2b. Don’t use stereotypes/slang you don’t know. Side note to the last two sentences of number 2, people use slang/improper grammar, but they aren’t stereotypes. Don’t try to force in slang you aren’t familiar with to try to make a [enter ethnicity/nationality/age here] character sound “natural” A little might be ok, but making a character say “wicked” or “dawg” every other sentence will sound just as unnatural as overly proper dialogue (and has the added bonus of often coming off rather insulting).
3. Don’t be long-winded. Unless your character is supposed to be a blowhard (or a Bond villain) keep dialogue short and to the point. Contractions, nicknames, abbreviations, people tend take just about any short cut they can use to cut down on the length of what they’re saying. Long monologues with a lot of unnecessary words comes off as unnatural.

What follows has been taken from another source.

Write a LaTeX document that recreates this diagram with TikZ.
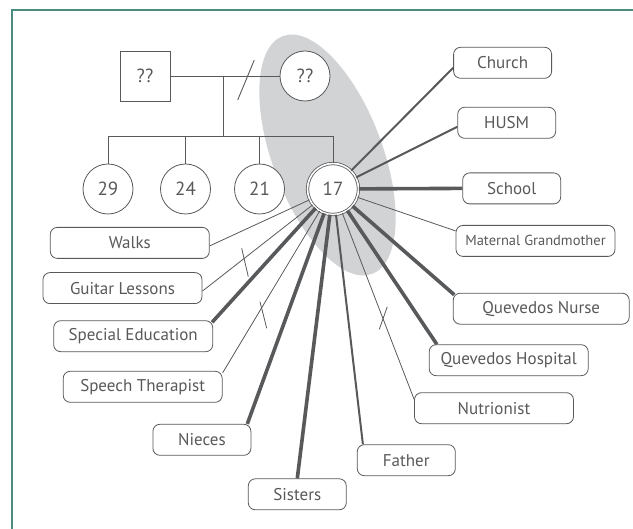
\documentclass[tikz,border=0pt]{standalone}
\usepackage{fontspec}
\setmainfont{PT Sans}
\usepackage{xcolor}
\usepackage{tikz}
\usetikzlibrary{calc}

\definecolor{framegreen}{HTML}{4B8B80}
\definecolor{inkgray}{HTML}{58595B}
\definecolor{shadegray}{HTML}{D1D3D4}

\begin{document}
\begin{tikzpicture}[
    x=1pt, y=-1pt,
    person/.style={circle, draw=inkgray, fill=white, line width=0.8pt, minimum size=50pt, inner sep=0pt, text=inkgray, font=\fontsize{19}{22}\selectfont},
    maleperson/.style={person, rectangle},
    focusperson/.style={person, double=white, double distance=1.6pt, minimum size=51pt},
    linkbox/.style={rectangle, rounded corners=7pt, draw=inkgray, fill=white, line width=0.8pt, minimum width=98pt, minimum height=31pt, inner sep=2pt, text=inkgray, font=\fontsize{17}{20}\selectfont},
    widebox/.style={linkbox, minimum width=159pt},
    famline/.style={draw=inkgray, line width=0.9pt},
    weaklink/.style={draw=inkgray, line width=0.8pt},
    midlink/.style={draw=inkgray, line width=2pt},
    stronglink/.style={draw=inkgray, line width=3.6pt}
]
\useasboundingbox (0,0) rectangle (633,529);
\draw[framegreen, line width=1.5pt] (11.8,529) -- (11.8,10) -- (633,10);

\fill[shadegray, rotate around={20.6:(327.5,155)}] (327.5,155) ellipse [x radius=55, y radius=127];

\node[maleperson] (dad) at (145,76) {??};
\node[person] (mom) at (305,76) {??};
\node[person] (c29) at (108,189) {29};
\node[person] (c24) at (185.5,189) {24};
\node[person] (c21) at (259.5,189) {21};
\node[focusperson] (c17) at (333,189) {17};

\coordinate (union) at (223,76);
\coordinate (sibs) at (223,136.6);

\draw[famline] (dad) -- (mom);
\draw[famline] (union) -- (sibs);
\draw[famline] (c29.north) -- (c29.north |- sibs) -- (c17.north |- sibs) -- (c17.north);
\draw[famline] (c24.north) -- (c24.north |- sibs);
\draw[famline] (c21.north) -- (c21.north |- sibs);
\draw[famline] (237.7,100) -- (254.3,60);

\node[linkbox] (church) at (502.6,62.8) {Church};
\node[linkbox] (husm) at (506.7,122.8) {HUSM};
\node[linkbox] (school) at (511.7,188.4) {School};
\node[widebox, font=\fontsize{14.5}{17}\selectfont] (grandma) at (535.5,240.9) {Maternal Grandmother};
\node[linkbox, minimum width=176pt] (nurse) at (541.2,308.7) {Quevedos Nurse};
\node[widebox] (hospital) at (508.7,360.2) {Quevedos Hospital};
\node[widebox] (nutri) at (494,408.2) {Nutrionist};
\node[linkbox] (father) at (406.3,460.2) {Father};
\node[linkbox] (sisters) at (297.3,494.3) {Sisters};
\node[linkbox] (nieces) at (201.9,439.8) {Nieces};
\node[widebox] (speech) at (142.7,386.8) {Speech Therapist};
\node[widebox] (sped) at (133.2,336.2) {Special Education};
\node[widebox] (guitar) at (122.5,288.1) {Guitar Lessons};
\node[widebox] (walks) at (129.8,242.9) {Walks};

\draw[midlink] (c17) -- ($(church.west)+(0,5)$);
\draw[midlink] (c17) -- ($(husm.west)+(0,4)$);
\draw[stronglink] (c17) -- (school.west);
\draw[weaklink] (c17) -- ($(grandma.west)+(0,-10)$);
\draw[stronglink] (c17) -- ($(nurse.north west)+(1.5,2)$);
\draw[stronglink] (c17) -- ($(hospital.north west)+(8,0)$);
\draw[weaklink] (c17) -- ($(nutri.north west)+(0,7)$);
\draw[midlink] (c17) -- ($(father.north west)+(6,0)$);
\draw[stronglink] (c17) -- (sisters.north);
\draw[stronglink] (c17) -- ($(nieces.north east)+(-4,0)$);
\draw[weaklink] (c17) -- ($(speech.north east)+(0,2)$);
\draw[stronglink] (c17) -- ($(sped.north east)+(-1,2)$);
\draw[weaklink] (c17) -- ($(guitar.east)+(0,3)$);
\draw[weaklink] (c17) -- ($(walks.east)+(0,3)$);

\draw[weaklink] (241.7,248.3) -- (248.3,276.7);
\draw[weaklink] (260,301.7) -- (266.7,328.3);
\draw[weaklink] (379.3,329.3) -- (387.3,306.7);

\end{tikzpicture}
\end{document}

4. Use punctuation properly. One of the biggest problems with written dialogue is that you just have the words, not the intonation/cadence you have in actual speech. “Why did you do that” can be said a million different ways, but how it’s read is dependent on your reader. Use commas properly to show small pauses, Periods to show full stops, and if you need to use italics (sparingly) to show emphasis (“Why did you do that?”) Don’t worry if using a period every once in a while ends up with a sentence fragment (re: people don’t speak in proper English). If something is an afterthought, a period might best suit the sentence. For example:
“I really want a dog or a cat.”
reads differently than:
“I really want a dog, or a cat.”
reads differently than:
“I really want a dog. Or a cat.”
4b. Don’t overuse punctuation. My old editor used to joke that every book she edited was only allowed five exclamation marks (well half-joked). Overusing punctuation can be just as bad as under-using it.
“I don’t know!” Works, the person is upset.
“I don’t know!!!!!!!!!!!!!!!!!!!!!!!!!!!!!!!!!!!!!!!!!!!!!!” Makes it look like either the character is crazy or (at least to me) like it should be on a preteen’s MySpace page (do people still use MySpace?)
Punctuation is a fine balance, don’t be afraid to use it, but don’t go crazy with it (and please, please, please, DoN’t WrItE LiKe ThIs to show someone is drunk. Yes, I have seen that in a manuscript before. It was quickly edited out for “he slurred” and actions which showed he was drunk).